#### Written problem
In the records that follow, locate every line with "Write" and extract it.

--- START Data to process ---

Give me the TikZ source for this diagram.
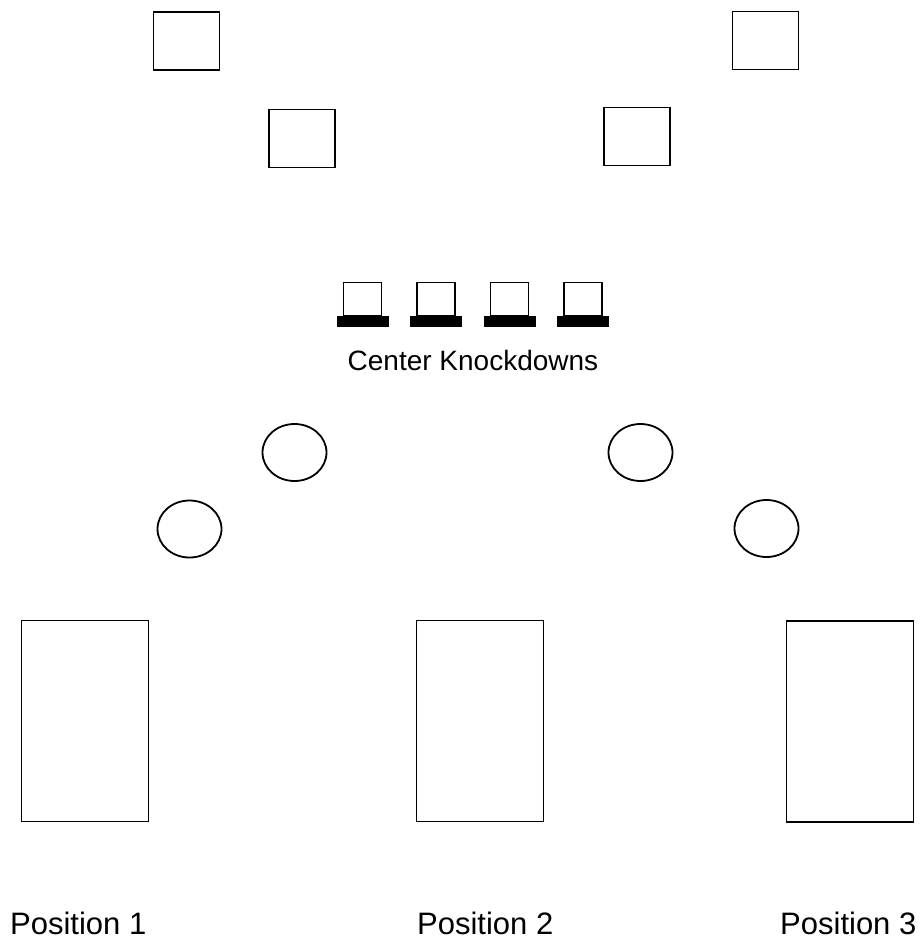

--- END Data to process ---
--- START Data to process ---

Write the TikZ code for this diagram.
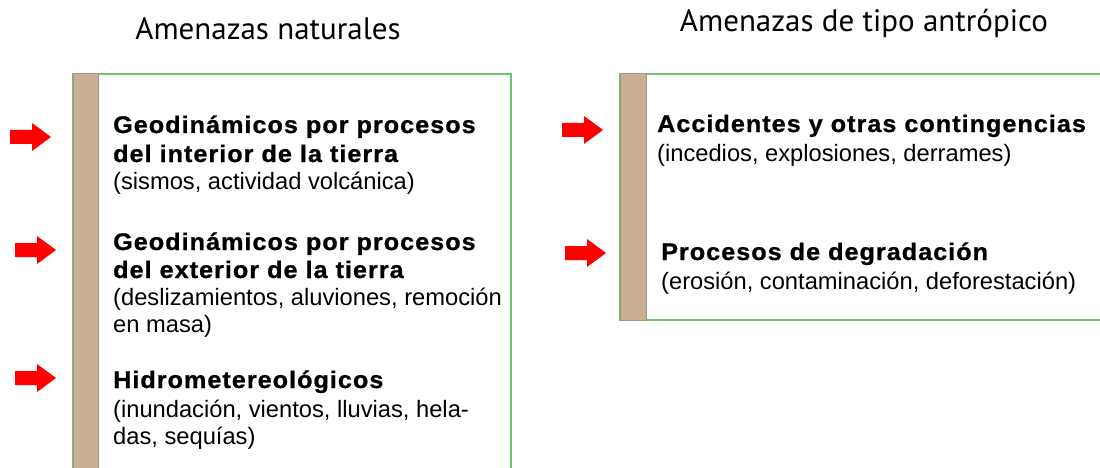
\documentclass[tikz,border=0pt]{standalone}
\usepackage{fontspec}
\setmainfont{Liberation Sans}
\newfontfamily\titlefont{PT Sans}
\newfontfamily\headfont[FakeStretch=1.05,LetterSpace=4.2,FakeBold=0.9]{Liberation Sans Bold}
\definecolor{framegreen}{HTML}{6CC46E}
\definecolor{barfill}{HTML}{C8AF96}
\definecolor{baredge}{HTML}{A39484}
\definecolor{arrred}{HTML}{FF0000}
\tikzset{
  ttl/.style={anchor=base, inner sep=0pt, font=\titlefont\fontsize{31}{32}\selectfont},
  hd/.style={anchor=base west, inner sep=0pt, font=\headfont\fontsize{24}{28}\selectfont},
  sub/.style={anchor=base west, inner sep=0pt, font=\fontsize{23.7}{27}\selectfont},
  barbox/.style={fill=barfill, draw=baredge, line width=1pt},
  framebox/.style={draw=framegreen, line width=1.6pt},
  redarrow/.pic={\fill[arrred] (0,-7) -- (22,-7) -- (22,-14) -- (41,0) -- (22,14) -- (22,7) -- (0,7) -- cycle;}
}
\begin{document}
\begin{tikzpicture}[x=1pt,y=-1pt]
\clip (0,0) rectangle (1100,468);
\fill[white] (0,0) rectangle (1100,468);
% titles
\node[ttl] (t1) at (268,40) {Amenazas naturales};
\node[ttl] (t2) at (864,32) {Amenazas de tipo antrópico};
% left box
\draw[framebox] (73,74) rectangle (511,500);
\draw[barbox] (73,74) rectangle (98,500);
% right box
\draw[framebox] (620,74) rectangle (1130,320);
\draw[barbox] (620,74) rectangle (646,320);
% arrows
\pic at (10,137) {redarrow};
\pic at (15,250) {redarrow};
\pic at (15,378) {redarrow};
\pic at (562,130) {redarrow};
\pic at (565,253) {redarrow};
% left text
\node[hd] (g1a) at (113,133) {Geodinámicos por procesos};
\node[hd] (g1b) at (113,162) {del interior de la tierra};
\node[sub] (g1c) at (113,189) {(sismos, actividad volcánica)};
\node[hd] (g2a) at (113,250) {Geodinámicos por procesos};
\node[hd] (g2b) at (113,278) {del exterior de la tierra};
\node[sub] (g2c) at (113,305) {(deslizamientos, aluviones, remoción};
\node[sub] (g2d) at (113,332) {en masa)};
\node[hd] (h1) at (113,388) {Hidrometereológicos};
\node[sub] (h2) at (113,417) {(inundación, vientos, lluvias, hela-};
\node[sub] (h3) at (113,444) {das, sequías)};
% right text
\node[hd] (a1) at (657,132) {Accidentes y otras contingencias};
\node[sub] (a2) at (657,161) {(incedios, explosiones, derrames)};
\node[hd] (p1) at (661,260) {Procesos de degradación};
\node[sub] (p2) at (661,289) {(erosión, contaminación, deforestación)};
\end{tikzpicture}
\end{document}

--- END Data to process ---
--- START Data to process ---

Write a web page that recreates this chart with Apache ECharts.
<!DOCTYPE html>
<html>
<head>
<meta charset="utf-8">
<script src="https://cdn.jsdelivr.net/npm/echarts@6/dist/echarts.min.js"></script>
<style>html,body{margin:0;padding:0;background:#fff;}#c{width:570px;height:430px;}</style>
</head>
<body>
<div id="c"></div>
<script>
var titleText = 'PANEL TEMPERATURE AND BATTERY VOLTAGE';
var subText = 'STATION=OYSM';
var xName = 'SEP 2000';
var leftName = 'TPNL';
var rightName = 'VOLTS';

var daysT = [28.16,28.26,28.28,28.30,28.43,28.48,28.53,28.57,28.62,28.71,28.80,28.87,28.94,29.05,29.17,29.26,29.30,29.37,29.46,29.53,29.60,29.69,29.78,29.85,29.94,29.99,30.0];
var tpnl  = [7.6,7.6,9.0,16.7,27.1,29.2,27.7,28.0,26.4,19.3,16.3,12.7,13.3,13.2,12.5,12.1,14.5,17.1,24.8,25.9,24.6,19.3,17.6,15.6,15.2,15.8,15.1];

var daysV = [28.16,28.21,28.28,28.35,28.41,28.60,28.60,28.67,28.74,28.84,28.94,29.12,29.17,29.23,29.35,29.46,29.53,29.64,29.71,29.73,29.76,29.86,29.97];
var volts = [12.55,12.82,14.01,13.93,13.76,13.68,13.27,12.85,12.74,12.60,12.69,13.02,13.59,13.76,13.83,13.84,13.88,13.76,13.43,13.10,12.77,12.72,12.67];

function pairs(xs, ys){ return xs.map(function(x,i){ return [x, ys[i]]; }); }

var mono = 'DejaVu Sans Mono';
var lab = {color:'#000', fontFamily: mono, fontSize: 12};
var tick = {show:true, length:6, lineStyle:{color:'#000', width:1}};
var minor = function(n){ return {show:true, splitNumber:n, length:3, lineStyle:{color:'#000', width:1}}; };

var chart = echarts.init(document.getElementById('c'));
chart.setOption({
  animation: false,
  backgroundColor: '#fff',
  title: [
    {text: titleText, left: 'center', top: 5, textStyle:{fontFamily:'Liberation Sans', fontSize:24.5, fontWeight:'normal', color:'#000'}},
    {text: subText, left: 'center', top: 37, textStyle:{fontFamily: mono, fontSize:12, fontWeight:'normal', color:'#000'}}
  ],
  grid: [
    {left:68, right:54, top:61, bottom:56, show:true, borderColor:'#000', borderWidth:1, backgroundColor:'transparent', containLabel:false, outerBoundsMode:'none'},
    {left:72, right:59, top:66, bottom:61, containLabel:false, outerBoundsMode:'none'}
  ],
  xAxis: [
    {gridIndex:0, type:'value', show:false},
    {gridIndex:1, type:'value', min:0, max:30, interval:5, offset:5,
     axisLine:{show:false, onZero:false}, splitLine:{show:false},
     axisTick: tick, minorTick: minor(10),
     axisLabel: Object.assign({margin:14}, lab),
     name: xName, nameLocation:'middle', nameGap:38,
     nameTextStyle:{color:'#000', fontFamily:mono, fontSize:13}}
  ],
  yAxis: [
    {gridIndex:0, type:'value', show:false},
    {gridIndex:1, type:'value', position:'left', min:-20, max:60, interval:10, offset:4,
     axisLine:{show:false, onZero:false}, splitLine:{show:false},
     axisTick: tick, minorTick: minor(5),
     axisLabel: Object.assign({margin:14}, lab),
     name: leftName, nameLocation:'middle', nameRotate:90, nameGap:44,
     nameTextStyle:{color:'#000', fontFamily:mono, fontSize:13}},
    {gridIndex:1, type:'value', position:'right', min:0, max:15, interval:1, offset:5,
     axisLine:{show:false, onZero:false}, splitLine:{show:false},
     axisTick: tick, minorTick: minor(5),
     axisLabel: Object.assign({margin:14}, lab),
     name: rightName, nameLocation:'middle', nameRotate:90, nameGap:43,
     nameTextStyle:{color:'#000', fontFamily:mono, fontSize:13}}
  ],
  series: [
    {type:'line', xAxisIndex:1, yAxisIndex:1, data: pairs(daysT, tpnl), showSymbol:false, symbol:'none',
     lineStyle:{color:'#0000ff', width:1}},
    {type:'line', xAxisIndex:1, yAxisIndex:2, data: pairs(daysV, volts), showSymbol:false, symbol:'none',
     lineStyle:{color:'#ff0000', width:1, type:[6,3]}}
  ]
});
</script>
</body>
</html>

--- END Data to process ---

#### Problem solution
Write the TikZ code for this diagram.
Write a web page that recreates this chart with Apache ECharts.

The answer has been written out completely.